Perez could see it would make life easier for Rhona Laing if they could tidy away Hattie’s death like that. Two tragedies on Whalsay, one accident, one suicide, only connected in that Mima’s death had made Hattie feel lonelier and even more depressed.

He sat for a moment in silence. The Fiscal waited. She hadn’t been in Shetland long, but she was used to his ways and she was a patient woman when she had to be. Eventually though she’d had enough.

‘Well? Don’t you agree?’

‘I think there was more to it than that. I don’t understand why she should phone me if she intended to kill herself. There was something she wanted to tell me, something about Mima’s killing.’

‘You believe she was murdered?’ There was something close to ridicule in the Fiscal’s question.

‘Almost certainly.’

‘Are you sure emotion isn’t getting in the way here, Jimmy? Guilt, perhaps, because you didn’t do a proper search of Setter when you had the chance?’

‘I believe both women were killed,’ he said. ‘I just can’t prove it yet.’

‘I can’t dither over a decision for much longer,’ she said.

‘No.’

‘How long do you need?’ Dithering was bad for a politician’s reputation, but so was making the wrong call on a suspicious death.
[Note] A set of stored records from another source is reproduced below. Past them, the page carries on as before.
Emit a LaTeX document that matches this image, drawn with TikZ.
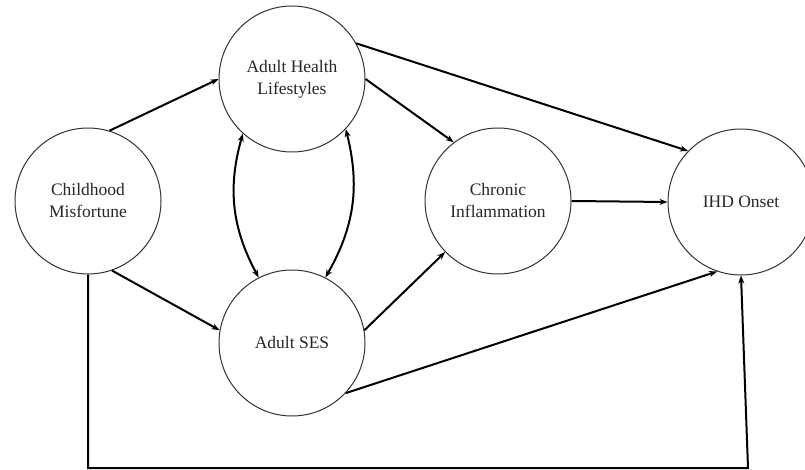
\documentclass[tikz,border=0pt]{standalone}
\usepackage{fontspec}
\setmainfont{Liberation Serif}
\usetikzlibrary{arrows.meta}
\tikzset{
  circ/.style={circle,draw=black!80,line width=1pt,minimum size=146pt,inner sep=0pt,align=center,
    font=\fontsize{17.5}{22}\selectfont,text=black!85},
  link/.style={line width=2pt,-{Stealth[length=8pt,width=6pt]}},
  both/.style={line width=2pt,{Stealth[length=8pt,width=6pt]}-{Stealth[length=8pt,width=6pt]}}
}
\begin{document}
\begin{tikzpicture}[x=1pt,y=-1pt]
   \useasboundingbox (0,0) rectangle (805,470);
   \foreach \name/\x/\y/\txt in {child/88/201/{Childhood\\Misfortune}, health/292/79/{Adult Health\\Lifestyles}, ses/292/343/{Adult SES}, chronic/498/201/{Chronic\\Inflammation}, ihd/741/202/{IHD Onset}}
   {
       \node[circ] (\name) at (\x,\y) {\txt};
   }
   \draw[link] (child.73) -- (health.180);
   \draw[link] (child.-71) -- (ses.170);
   \draw[both] (health.-132) to[bend right=22] (ses.117);
   \draw[both] (health.-43) to[bend left=22] (ses.63);
   \draw[link] (health.29) -- (ihd.136);
   \draw[link] (health.0) -- (chronic.127);
   \draw[link] (ses.10) -- (chronic.-136);
   \draw[link] (ses.-43) -- (ihd.-109);
   \draw[link] (chronic.east) -- (ihd.west);
   \coordinate (c1) at (88,468);
   \coordinate (c2) at (748,468);
   \draw[link] (child.south) -- (c1) -- (c2) -- (ihd.south);
\end{tikzpicture}
\end{document}
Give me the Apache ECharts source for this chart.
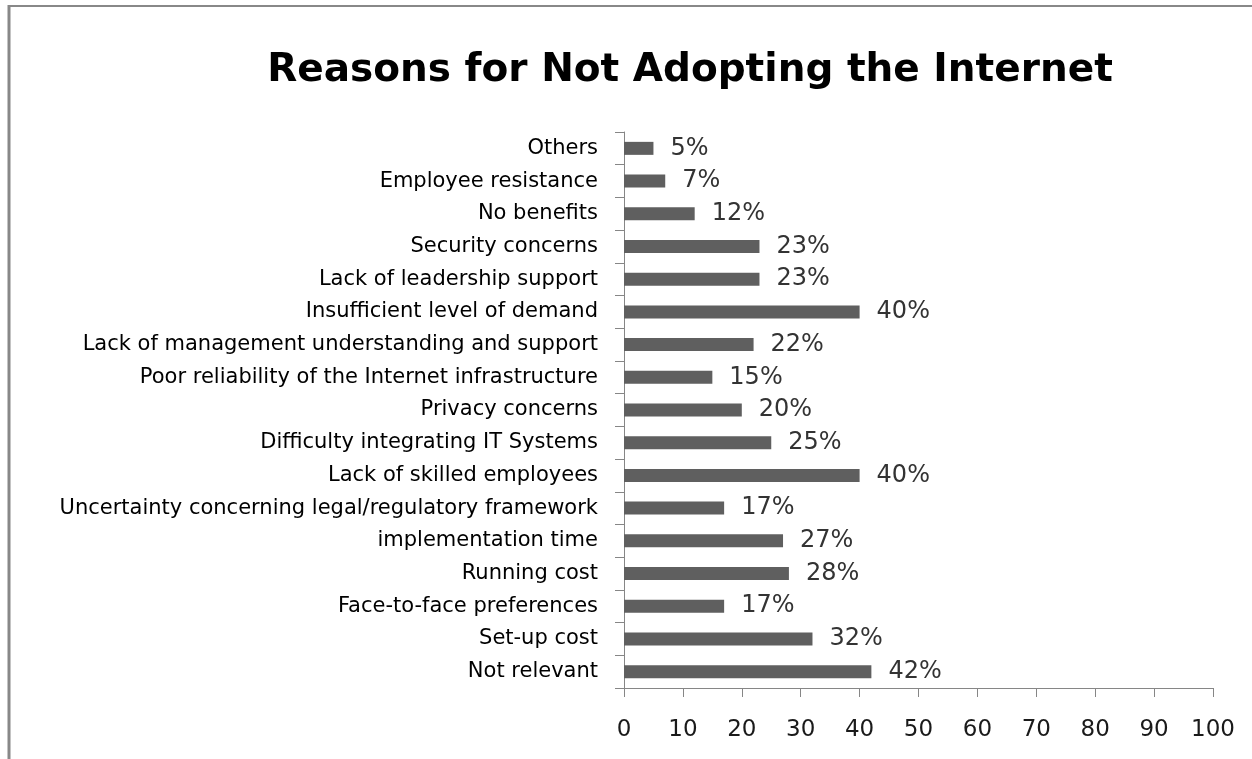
<!DOCTYPE html>
<html>
<head>
<meta charset="utf-8">
<script src="https://cdn.jsdelivr.net/npm/echarts@6/dist/echarts.min.js"></script>
<style>
html,body{margin:0;padding:0;background:#fff;}
#chart{width:1252px;height:759px;}
</style>
</head>
<body>
<div id="chart"></div>
<script>
const titleText = 'Reasons for Not Adopting the Internet';
const categories = [
  'Not relevant',
  'Set-up cost',
  'Face-to-face preferences',
  'Running cost',
  'implementation time',
  'Uncertainty concerning legal/regulatory framework',
  'Lack of skilled employees',
  'Difficulty integrating IT Systems',
  'Privacy concerns',
  'Poor reliability of the Internet infrastructure',
  'Lack of management understanding and support',
  'Insufficient level of demand',
  'Lack of leadership support',
  'Security concerns',
  'No benefits',
  'Employee resistance',
  'Others'
];
const values = [42, 32, 17, 28, 27, 17, 40, 25, 20, 15, 22, 40, 23, 23, 12, 7, 5];
const xTicks = [0, 10, 20, 30, 40, 50, 60, 70, 80, 90, 100];

const chart = echarts.init(document.getElementById('chart'), null, {renderer: 'canvas'});
chart.setOption({
  animation: false,
  backgroundColor: '#ffffff',
  title: {
    text: titleText,
    left: 685,
    textAlign: 'center',
    top: 46,
    textStyle: {fontFamily: 'DejaVu Sans', fontWeight: 'bold', fontSize: 39, color: '#000'}
  },
  graphic: [
    {type: 'line', shape: {x1: 8, y1: 6, x2: 1252, y2: 6}, style: {stroke: '#888', lineWidth: 2}},
    {type: 'line', shape: {x1: 9, y1: 5, x2: 9, y2: 759}, style: {stroke: '#888', lineWidth: 3}}
  ],
  grid: {left: 624, right: 39, top: 132, bottom: 71, containLabel: false},
  xAxis: {
    type: 'value',
    min: xTicks[0],
    max: xTicks[xTicks.length - 1],
    interval: 10,
    splitLine: {show: false},
    axisLine: {show: true, lineStyle: {color: '#868686', width: 1}},
    axisTick: {show: true, length: 9, lineStyle: {color: '#868686'}},
    axisLabel: {margin: 31, fontFamily: 'DejaVu Sans', fontSize: 23, color: '#1a1a1a'}
  },
  yAxis: {
    type: 'category',
    data: categories,
    axisLine: {show: true, lineStyle: {color: '#868686', width: 1}},
    axisTick: {show: true, length: 9, lineStyle: {color: '#868686'}},
    axisLabel: {margin: 26, fontFamily: 'DejaVu Sans', fontSize: 21, color: '#000'}
  },
  series: [{
    type: 'bar',
    data: values,
    barWidth: 13,
    itemStyle: {color: '#5f5f5f'},
    label: {
      show: true,
      position: 'right',
      distance: 17,
      formatter: p => p.value + '%',
      fontFamily: 'DejaVu Sans',
      fontSize: 24,
      color: '#333'
    }
  }]
});
</script>
</body>
</html>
She set her cup carefully on its saucer. ‘How long do you need, Jimmy? I can’t keep the case open indefinitely.’

‘Somebody knows what’s been going on there,’ he said. ‘Not just the murderer. In one of the houses in Whalsay a friend or a relative is keeping a secret. It’s that sort of place.’

‘So, how long, Jimmy? I really can’t give you more than a few days.’

‘I hope,’ he said, ‘that’s all I need.’

‘You have a suspect in mind?’

He nodded but he didn’t speak. She looked at him with curiosity but didn’t press the point. At this stage she didn’t want to know.

‘If I don’t have something by the end of next week, we call Hattie’s death as suicide. I can’t turn it into an accident, however kind that would be for her mother. Then we can get through the inquest and release the girl’s body back to her family.’

He nodded again, but he was already preoccupied. He needed proof. He didn’t have time for long conversations, for allowing the truth to emerge over time. He worked well that way, was much more patient than the Fiscal. But now he’d have to make things happen. He had to precipitate a crisis. He wasn’t sure how he could do that without putting other Whalsay folk at risk.

On his way home he stopped at the Co-op for food, but walking down the aisles he was still thinking of the case. The case and Fran, who was always with him.

The problem with the Whalsay investigation was that so much was going on there. It was hard to unpick the actual causes and connections. Like Fair Isle knitting, he thought. Four different coloured threads, tangled together in the working to make a pattern. It was difficult to follow the line of each yarn, to decide how much impact each colour had on the overall effect.